This week our (not so) weekly photo comes from Anchorage, AK. This is the Alaska Railroad depot, in Anchorage, still with a layer of snow on and around it.
The depot is a quiet place during the winter. Between October and May, the Alaska Railroad only runs a few passenger trains per month, one to Fairbanks and back each weekend, and one to Hurricane on the first Thursday of each month. By the middle of May however, the depot will be a busy place several times a day, with daily departures to Fairbanks, Seward, and Whittier. The passenger trains will get longer as tourist traffic increases in the spring. Freight traffic also picks up in warmer weather, and is beginning to pick up now. It will slow down again in the fall, just like passenger traffic does. The Alaska Railroad is the only railroad in the US that still carries both freight and passengers.
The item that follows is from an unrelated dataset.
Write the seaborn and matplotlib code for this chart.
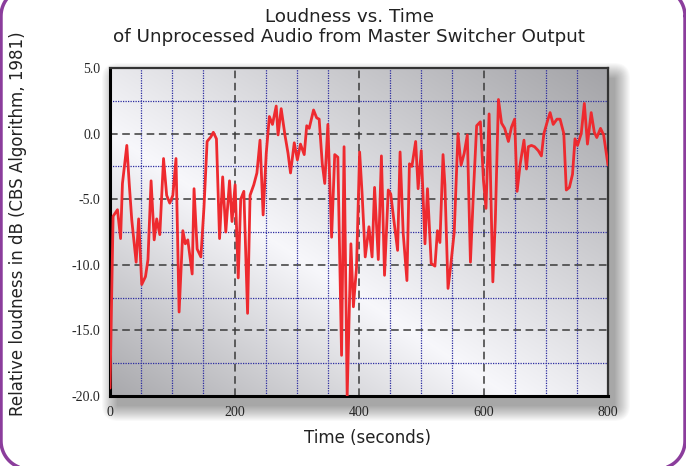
import numpy as np
import pandas as pd
import matplotlib
matplotlib.use("Agg")
import matplotlib.pyplot as plt
import seaborn as sns
from matplotlib.patches import FancyBboxPatch
from matplotlib.ticker import MultipleLocator, FuncFormatter

# Loudness trace (seconds, dB)
time_s = [0, 5, 12, 17, 20, 27, 31, 35, 42, 46, 51, 57, 61, 66, 71, 75, 80, 86, 91, 96,
          101, 106, 111, 117, 121, 125, 132, 135, 140, 146, 151, 156, 162, 166, 171, 176,
          181, 186, 192, 196, 201, 206, 210, 215, 221, 225, 231, 236, 241, 246, 251, 256,
          261, 267, 270, 275, 281, 286, 290, 296, 301, 306, 312, 316, 320, 327, 332, 336,
          341, 345, 350, 356, 361, 366, 372, 376, 381, 387, 391, 396, 401, 405, 410, 416,
          421, 425, 431, 436, 441, 447, 451, 456, 462, 466, 471, 477, 481, 485, 491, 495,
          500, 506, 510, 516, 522, 526, 530, 535, 538, 543, 547, 553, 559, 564, 569, 574,
          579, 584, 589, 595, 600, 604, 609, 615, 619, 624, 629, 634, 640, 645, 650, 654,
          659, 665, 669, 672, 677, 682, 688, 693, 697, 703, 707, 712, 718, 723, 729, 733,
          738, 743, 747, 751, 757, 762, 767, 773, 778, 782, 788, 793, 800]
loudness_db = [-19.4, -6.3, -5.8, -8.0, -3.8, -0.9, -3.9, -6.6, -9.8, -6.5, -11.5, -10.9,
               -9.6, -3.6, -8.1, -6.5, -7.7, -1.9, -4.7, -5.3, -4.7, -1.9, -13.6, -7.4,
               -8.4, -8.1, -10.7, -4.2, -8.8, -9.4, -5.6, -0.6, -0.25, 0.1, -0.4, -8.0,
               -3.3, -7.5, -3.6, -6.7, -3.9, -11.0, -5.0, -4.4, -13.7, -4.7, -3.9, -3.0,
               -0.5, -6.2, -1.5, 1.3, 0.7, 2.1, -0.1, 1.9, -0.1, -1.5, -3.0, -0.7, -2.0,
               -0.8, -1.6, 0.6, 0.4, 1.8, 1.2, 1.1, -2.3, -3.8, 0.7, -7.9, -1.6, -1.8,
               -16.9, -1.0, -20.0, -8.4, -13.2, -10.2, -1.4, -4.6, -9.4, -7.1, -9.4, -4.1,
               -9.6, -1.7, -10.8, -4.3, -4.6, -6.6, -8.9, -1.4, -7.6, -11.2, -2.3, -2.5,
               -0.6, -4.2, -1.3, -8.4, -4.2, -9.9, -10.1, -7.4, -8.3, -1.6, -3.9, -11.8,
               -10.2, -7.5, 0.0, -2.4, -1.5, -0.1, -9.8, -4.3, 0.6, 0.9, -3.6, -5.7, 1.5,
               -11.3, -6.6, 2.6, 0.8, 0.4, -0.6, 0.5, 1.1, -4.4, -2.3, -0.5, -2.7, -1.0,
               -0.9, -1.0, -1.3, -1.7, 0.0, 1.0, 1.6, 0.7, 1.1, 1.1, 0.0, -4.3, -4.1, -3.1,
               -0.4, -0.9, 0.0, 2.3, -0.8, 1.6, 0.1, -0.3, 0.4, -0.1, -2.4]

df = pd.DataFrame({"time": time_s, "loudness": loudness_db})

sns.set_style("white")
plt.rcParams["font.family"] = ["DejaVu Sans"]
plt.rcParams["axes.unicode_minus"] = False

W, H = 686, 466
fig = plt.figure(figsize=(W / 100, H / 100), dpi=100)
fig.patch.set_facecolor("white")

# pixel-space layer for shadow + purple frame
bg = fig.add_axes([0, 0, 1, 1], zorder=0)
bg.set_xlim(0, W)
bg.set_ylim(0, H)
bg.axis("off")

L, R, B, T = 110, 608, 70, 398
for i in range(16):
    bg.add_patch(FancyBboxPatch((L + 7 - i, B - 10 - i), (R - L) + 2 * i, (T - B) + 2 * i,
                                boxstyle=f"round,pad=0,rounding_size={i + 1}",
                                fc="black", ec="none", alpha=0.022))

# rounded purple frame, built from four quarter arcs
def rounded_outline(x0, y0, x1, y1, r):
    pts = []
    corners = [(x1 - r, y1 - r, 0), (x0 + r, y1 - r, 90), (x0 + r, y0 + r, 180), (x1 - r, y0 + r, 270)]
    for cx, cy, a0 in corners:
        a = np.radians(np.linspace(a0, a0 + 90, 20))
        pts.extend(zip(cx + r * np.cos(a), cy + r * np.sin(a)))
    pts.append(pts[0])
    return np.array(pts)

frame = rounded_outline(1, -3, 685, 478, 28)
bg.plot(frame[:, 0], frame[:, 1], color="#8b3d9c", lw=2.5, clip_on=False,
        solid_joinstyle="round")

ax = fig.add_axes([L / W, B / H, (R - L) / W, (T - B) / H], zorder=1)

# grey diagonal gradient behind the plot
u, v = np.meshgrid(np.linspace(0, 1, 240), np.linspace(0, 1, 160))
d = (u + v) / 2
g = np.interp(d, [0, 0.4, 1], [0.66, 0.97, 0.64])
img = np.dstack([g, g, np.minimum(g + 0.015, 1)])
ax.imshow(img, extent=[0, 800, -20, 5], origin="lower", aspect="auto",
          interpolation="bilinear", zorder=0)

sns.lineplot(data=df, x="time", y="loudness", ax=ax, color="#ee2a2f", lw=2,
             estimator=None, sort=False, zorder=3)

ax.set_xlim(0, 800)
ax.set_ylim(-20, 5)
ax.xaxis.set_major_locator(MultipleLocator(200))
ax.xaxis.set_minor_locator(MultipleLocator(50))
ax.yaxis.set_major_locator(MultipleLocator(5))
ax.yaxis.set_minor_locator(MultipleLocator(2.5))
ax.xaxis.set_major_formatter(FuncFormatter(lambda x, p: f"{x:.0f}"))
ax.yaxis.set_major_formatter(FuncFormatter(lambda y, p: f"{y:.1f}"))

ax.set_axisbelow(True)
ax.grid(which="major", color="#3a3a3a", ls=(0, (5, 3)), lw=1.1)
ax.grid(which="minor", color="#2b2ba0", ls=(0, (1, 1)), lw=0.9)

ax.tick_params(which="both", direction="in", color="black", width=1,
               labelsize=10, labelfontfamily="Liberation Serif", pad=7)
ax.tick_params(which="major", length=5)
ax.tick_params(which="minor", length=3)

for side in ["top", "right"]:
    ax.spines[side].set_color("#333333")
    ax.spines[side].set_linewidth(1.6)
for side in ["left", "bottom"]:
    ax.spines[side].set_color("black")
    ax.spines[side].set_linewidth(2.2)

ax.set_xlabel("Time (seconds)", fontsize=12, color="#222222")
ax.set_ylabel("Relative loudness in dB (CBS Algorithm, 1981)", fontsize=12, color="#222222")
ax.xaxis.set_label_coords(0.518, -0.1)
ax.yaxis.set_label_coords(-0.166, 0.524)

ax.set_title("Loudness vs. Time\nof Unprocessed Audio from Master Switcher Output",
             fontsize=13.2, color="#222222", x=0.48, pad=19, linespacing=1.12)

fig.savefig("out.png", dpi=100)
The depot itself was built during World War II, to help accommodate the increase in passenger traffic during the war. Interestingly, the Alaska Railroad carried more troops during the war than any other railroad in the US. The depot has been renovated and remodeled inside since its completion. In the last couple of years, a high level platform was added to meet ADA boarding requirements.
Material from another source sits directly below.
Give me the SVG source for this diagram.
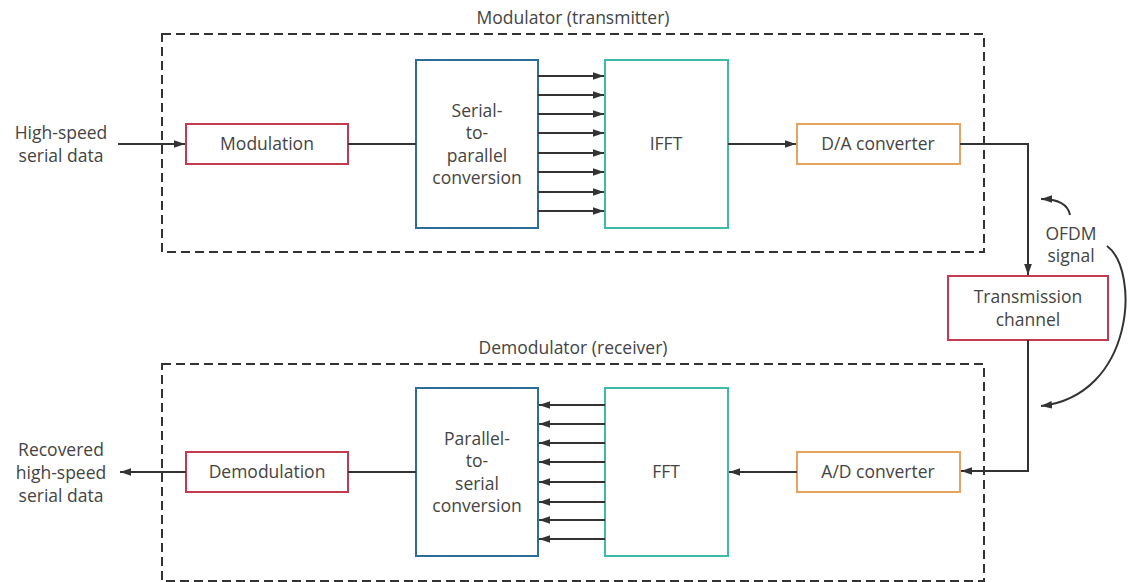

The locomotive that sits out front, ARR #1, is an old tank style steam locomotive, with an 0-4-0 wheel arrangement. The locomotive belonged to the US government and was built for use in the constriction of the Panama Canal. The canal was finished in 1914, and many of the newly surplussed locomotives and freight cars from that project were brought to Alaska, to build the "government railroad." The federal government owned and operated the Alaska Railroad until the 1980s, when the state of Alaska purchased the railroad. Since the state purchased it, the railroad has been operated for profit and pays all of its operating expenses without receiving a subsidy from the state.